### Exercise prompt
All entries must be repeated exactly; do not include the pictures.

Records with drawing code
* start *
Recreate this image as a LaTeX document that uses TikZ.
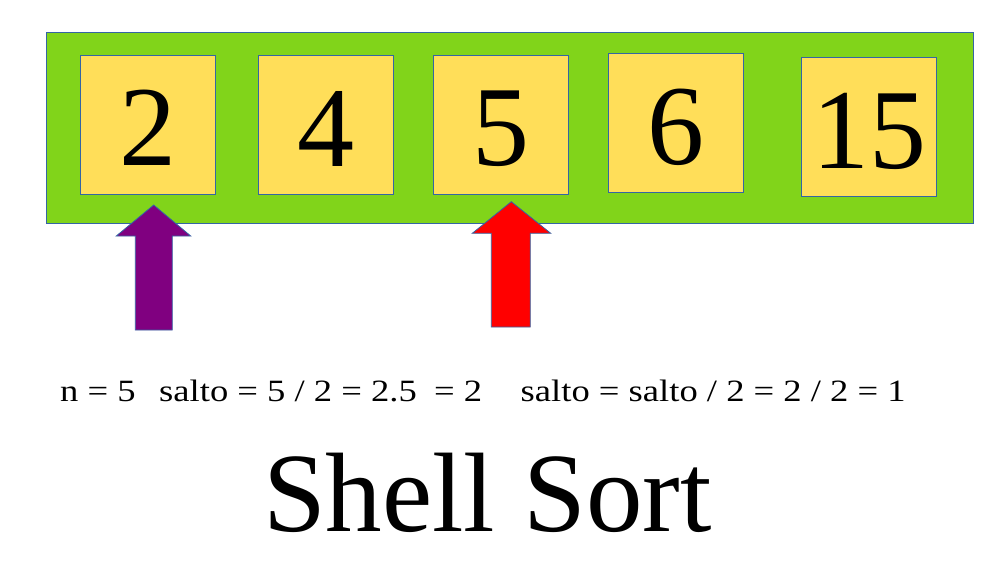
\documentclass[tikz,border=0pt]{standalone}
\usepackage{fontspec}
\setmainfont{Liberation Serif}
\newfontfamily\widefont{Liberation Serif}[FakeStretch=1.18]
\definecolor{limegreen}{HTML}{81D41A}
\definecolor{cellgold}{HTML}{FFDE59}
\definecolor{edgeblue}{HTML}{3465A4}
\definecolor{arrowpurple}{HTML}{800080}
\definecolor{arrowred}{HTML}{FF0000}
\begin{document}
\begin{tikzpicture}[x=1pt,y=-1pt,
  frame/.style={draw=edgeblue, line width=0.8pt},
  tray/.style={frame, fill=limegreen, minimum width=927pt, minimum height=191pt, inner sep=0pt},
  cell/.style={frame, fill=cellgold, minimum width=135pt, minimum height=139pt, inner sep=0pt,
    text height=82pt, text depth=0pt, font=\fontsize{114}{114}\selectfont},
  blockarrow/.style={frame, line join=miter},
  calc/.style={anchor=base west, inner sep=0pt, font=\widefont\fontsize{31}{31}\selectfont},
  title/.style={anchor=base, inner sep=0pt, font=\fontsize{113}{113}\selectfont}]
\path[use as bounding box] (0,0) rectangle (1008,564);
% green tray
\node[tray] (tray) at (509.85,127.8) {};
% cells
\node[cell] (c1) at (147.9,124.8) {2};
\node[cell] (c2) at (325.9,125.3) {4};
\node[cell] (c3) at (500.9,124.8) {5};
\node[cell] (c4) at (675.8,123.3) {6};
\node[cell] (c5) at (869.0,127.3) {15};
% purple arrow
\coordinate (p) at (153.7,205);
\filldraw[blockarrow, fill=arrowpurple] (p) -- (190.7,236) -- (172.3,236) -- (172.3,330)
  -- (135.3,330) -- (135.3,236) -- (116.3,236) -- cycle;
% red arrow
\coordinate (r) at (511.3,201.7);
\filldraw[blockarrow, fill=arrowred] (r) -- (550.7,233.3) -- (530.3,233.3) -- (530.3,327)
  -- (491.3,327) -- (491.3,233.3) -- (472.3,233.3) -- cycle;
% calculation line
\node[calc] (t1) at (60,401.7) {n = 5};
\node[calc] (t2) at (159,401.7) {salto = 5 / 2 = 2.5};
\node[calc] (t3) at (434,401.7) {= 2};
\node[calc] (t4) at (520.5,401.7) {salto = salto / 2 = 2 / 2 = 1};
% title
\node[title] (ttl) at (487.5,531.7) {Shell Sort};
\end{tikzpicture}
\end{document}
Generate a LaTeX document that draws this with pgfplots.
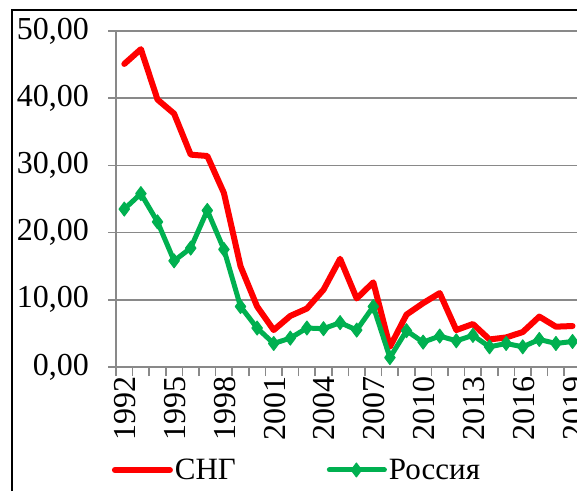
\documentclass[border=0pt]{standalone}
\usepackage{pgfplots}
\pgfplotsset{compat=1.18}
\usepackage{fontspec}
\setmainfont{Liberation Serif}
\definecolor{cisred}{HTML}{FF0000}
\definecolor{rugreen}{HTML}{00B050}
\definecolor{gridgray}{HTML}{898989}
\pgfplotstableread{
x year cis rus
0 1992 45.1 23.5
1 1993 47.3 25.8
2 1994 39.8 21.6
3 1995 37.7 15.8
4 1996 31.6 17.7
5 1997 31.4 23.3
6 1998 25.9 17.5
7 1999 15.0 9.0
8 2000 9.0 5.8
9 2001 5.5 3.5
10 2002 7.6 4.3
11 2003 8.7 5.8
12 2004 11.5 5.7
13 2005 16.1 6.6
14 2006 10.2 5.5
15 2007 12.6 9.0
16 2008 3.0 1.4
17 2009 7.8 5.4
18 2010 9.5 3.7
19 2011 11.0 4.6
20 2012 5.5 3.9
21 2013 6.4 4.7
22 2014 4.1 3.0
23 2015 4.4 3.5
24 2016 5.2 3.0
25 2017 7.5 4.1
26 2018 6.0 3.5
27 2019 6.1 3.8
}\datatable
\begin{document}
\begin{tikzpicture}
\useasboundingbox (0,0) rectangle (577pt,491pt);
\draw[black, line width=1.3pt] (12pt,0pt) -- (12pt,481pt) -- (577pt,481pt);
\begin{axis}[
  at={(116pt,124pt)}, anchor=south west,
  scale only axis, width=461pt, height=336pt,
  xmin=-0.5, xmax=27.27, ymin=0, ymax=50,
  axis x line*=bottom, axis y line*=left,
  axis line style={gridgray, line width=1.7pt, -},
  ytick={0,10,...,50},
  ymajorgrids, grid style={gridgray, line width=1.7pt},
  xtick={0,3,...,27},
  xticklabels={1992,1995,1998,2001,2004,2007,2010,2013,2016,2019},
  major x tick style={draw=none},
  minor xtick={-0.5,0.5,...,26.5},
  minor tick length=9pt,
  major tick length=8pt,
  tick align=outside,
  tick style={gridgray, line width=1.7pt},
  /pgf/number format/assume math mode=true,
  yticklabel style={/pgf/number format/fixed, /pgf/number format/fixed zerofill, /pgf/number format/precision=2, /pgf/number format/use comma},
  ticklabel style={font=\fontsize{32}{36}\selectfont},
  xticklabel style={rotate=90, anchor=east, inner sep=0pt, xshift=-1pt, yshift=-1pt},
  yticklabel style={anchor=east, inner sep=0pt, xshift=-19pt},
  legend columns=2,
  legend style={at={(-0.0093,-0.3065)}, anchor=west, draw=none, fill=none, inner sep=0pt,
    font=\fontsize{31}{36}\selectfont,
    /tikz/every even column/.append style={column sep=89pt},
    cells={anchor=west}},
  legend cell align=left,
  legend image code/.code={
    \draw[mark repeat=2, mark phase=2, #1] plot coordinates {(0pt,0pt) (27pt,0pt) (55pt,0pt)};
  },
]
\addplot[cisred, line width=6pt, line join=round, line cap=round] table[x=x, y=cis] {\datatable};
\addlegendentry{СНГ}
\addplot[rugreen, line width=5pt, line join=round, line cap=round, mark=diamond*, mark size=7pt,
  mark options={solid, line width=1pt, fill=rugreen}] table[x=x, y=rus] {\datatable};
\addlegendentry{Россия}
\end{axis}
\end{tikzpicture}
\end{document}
* end *
### Finished exercise
Recreate this image as a LaTeX document that uses TikZ.
\documentclass[tikz,border=0pt]{standalone}
\usepackage{fontspec}
\setmainfont{Liberation Serif}
\newfontfamily\widefont{Liberation Serif}[FakeStretch=1.18]
\definecolor{limegreen}{HTML}{81D41A}
\definecolor{cellgold}{HTML}{FFDE59}
\definecolor{edgeblue}{HTML}{3465A4}
\definecolor{arrowpurple}{HTML}{800080}
\definecolor{arrowred}{HTML}{FF0000}
\begin{document}
\begin{tikzpicture}[x=1pt,y=-1pt,
  frame/.style={draw=edgeblue, line width=0.8pt},
  tray/.style={frame, fill=limegreen, minimum width=927pt, minimum height=191pt, inner sep=0pt},
  cell/.style={frame, fill=cellgold, minimum width=135pt, minimum height=139pt, inner sep=0pt,
    text height=82pt, text depth=0pt, font=\fontsize{114}{114}\selectfont},
  blockarrow/.style={frame, line join=miter},
  calc/.style={anchor=base west, inner sep=0pt, font=\widefont\fontsize{31}{31}\selectfont},
  title/.style={anchor=base, inner sep=0pt, font=\fontsize{113}{113}\selectfont}]
\path[use as bounding box] (0,0) rectangle (1008,564);
% green tray
\node[tray] (tray) at (509.85,127.8) {};
% cells
\node[cell] (c1) at (147.9,124.8) {2};
\node[cell] (c2) at (325.9,125.3) {4};
\node[cell] (c3) at (500.9,124.8) {5};
\node[cell] (c4) at (675.8,123.3) {6};
\node[cell] (c5) at (869.0,127.3) {15};
% purple arrow
\coordinate (p) at (153.7,205);
\filldraw[blockarrow, fill=arrowpurple] (p) -- (190.7,236) -- (172.3,236) -- (172.3,330)
  -- (135.3,330) -- (135.3,236) -- (116.3,236) -- cycle;
% red arrow
\coordinate (r) at (511.3,201.7);
\filldraw[blockarrow, fill=arrowred] (r) -- (550.7,233.3) -- (530.3,233.3) -- (530.3,327)
  -- (491.3,327) -- (491.3,233.3) -- (472.3,233.3) -- cycle;
% calculation line
\node[calc] (t1) at (60,401.7) {n = 5};
\node[calc] (t2) at (159,401.7) {salto = 5 / 2 = 2.5};
\node[calc] (t3) at (434,401.7) {= 2};
\node[calc] (t4) at (520.5,401.7) {salto = salto / 2 = 2 / 2 = 1};
% title
\node[title] (ttl) at (487.5,531.7) {Shell Sort};
\end{tikzpicture}
\end{document}
Generate a LaTeX document that draws this with pgfplots.
\documentclass[border=0pt]{standalone}
\usepackage{pgfplots}
\pgfplotsset{compat=1.18}
\usepackage{fontspec}
\setmainfont{Liberation Serif}
\definecolor{cisred}{HTML}{FF0000}
\definecolor{rugreen}{HTML}{00B050}
\definecolor{gridgray}{HTML}{898989}
\pgfplotstableread{
x year cis rus
0 1992 45.1 23.5
1 1993 47.3 25.8
2 1994 39.8 21.6
3 1995 37.7 15.8
4 1996 31.6 17.7
5 1997 31.4 23.3
6 1998 25.9 17.5
7 1999 15.0 9.0
8 2000 9.0 5.8
9 2001 5.5 3.5
10 2002 7.6 4.3
11 2003 8.7 5.8
12 2004 11.5 5.7
13 2005 16.1 6.6
14 2006 10.2 5.5
15 2007 12.6 9.0
16 2008 3.0 1.4
17 2009 7.8 5.4
18 2010 9.5 3.7
19 2011 11.0 4.6
20 2012 5.5 3.9
21 2013 6.4 4.7
22 2014 4.1 3.0
23 2015 4.4 3.5
24 2016 5.2 3.0
25 2017 7.5 4.1
26 2018 6.0 3.5
27 2019 6.1 3.8
}\datatable
\begin{document}
\begin{tikzpicture}
\useasboundingbox (0,0) rectangle (577pt,491pt);
\draw[black, line width=1.3pt] (12pt,0pt) -- (12pt,481pt) -- (577pt,481pt);
\begin{axis}[
  at={(116pt,124pt)}, anchor=south west,
  scale only axis, width=461pt, height=336pt,
  xmin=-0.5, xmax=27.27, ymin=0, ymax=50,
  axis x line*=bottom, axis y line*=left,
  axis line style={gridgray, line width=1.7pt, -},
  ytick={0,10,...,50},
  ymajorgrids, grid style={gridgray, line width=1.7pt},
  xtick={0,3,...,27},
  xticklabels={1992,1995,1998,2001,2004,2007,2010,2013,2016,2019},
  major x tick style={draw=none},
  minor xtick={-0.5,0.5,...,26.5},
  minor tick length=9pt,
  major tick length=8pt,
  tick align=outside,
  tick style={gridgray, line width=1.7pt},
  /pgf/number format/assume math mode=true,
  yticklabel style={/pgf/number format/fixed, /pgf/number format/fixed zerofill, /pgf/number format/precision=2, /pgf/number format/use comma},
  ticklabel style={font=\fontsize{32}{36}\selectfont},
  xticklabel style={rotate=90, anchor=east, inner sep=0pt, xshift=-1pt, yshift=-1pt},
  yticklabel style={anchor=east, inner sep=0pt, xshift=-19pt},
  legend columns=2,
  legend style={at={(-0.0093,-0.3065)}, anchor=west, draw=none, fill=none, inner sep=0pt,
    font=\fontsize{31}{36}\selectfont,
    /tikz/every even column/.append style={column sep=89pt},
    cells={anchor=west}},
  legend cell align=left,
  legend image code/.code={
    \draw[mark repeat=2, mark phase=2, #1] plot coordinates {(0pt,0pt) (27pt,0pt) (55pt,0pt)};
  },
]
\addplot[cisred, line width=6pt, line join=round, line cap=round] table[x=x, y=cis] {\datatable};
\addlegendentry{СНГ}
\addplot[rugreen, line width=5pt, line join=round, line cap=round, mark=diamond*, mark size=7pt,
  mark options={solid, line width=1pt, fill=rugreen}] table[x=x, y=rus] {\datatable};
\addlegendentry{Россия}
\end{axis}
\end{tikzpicture}
\end{document}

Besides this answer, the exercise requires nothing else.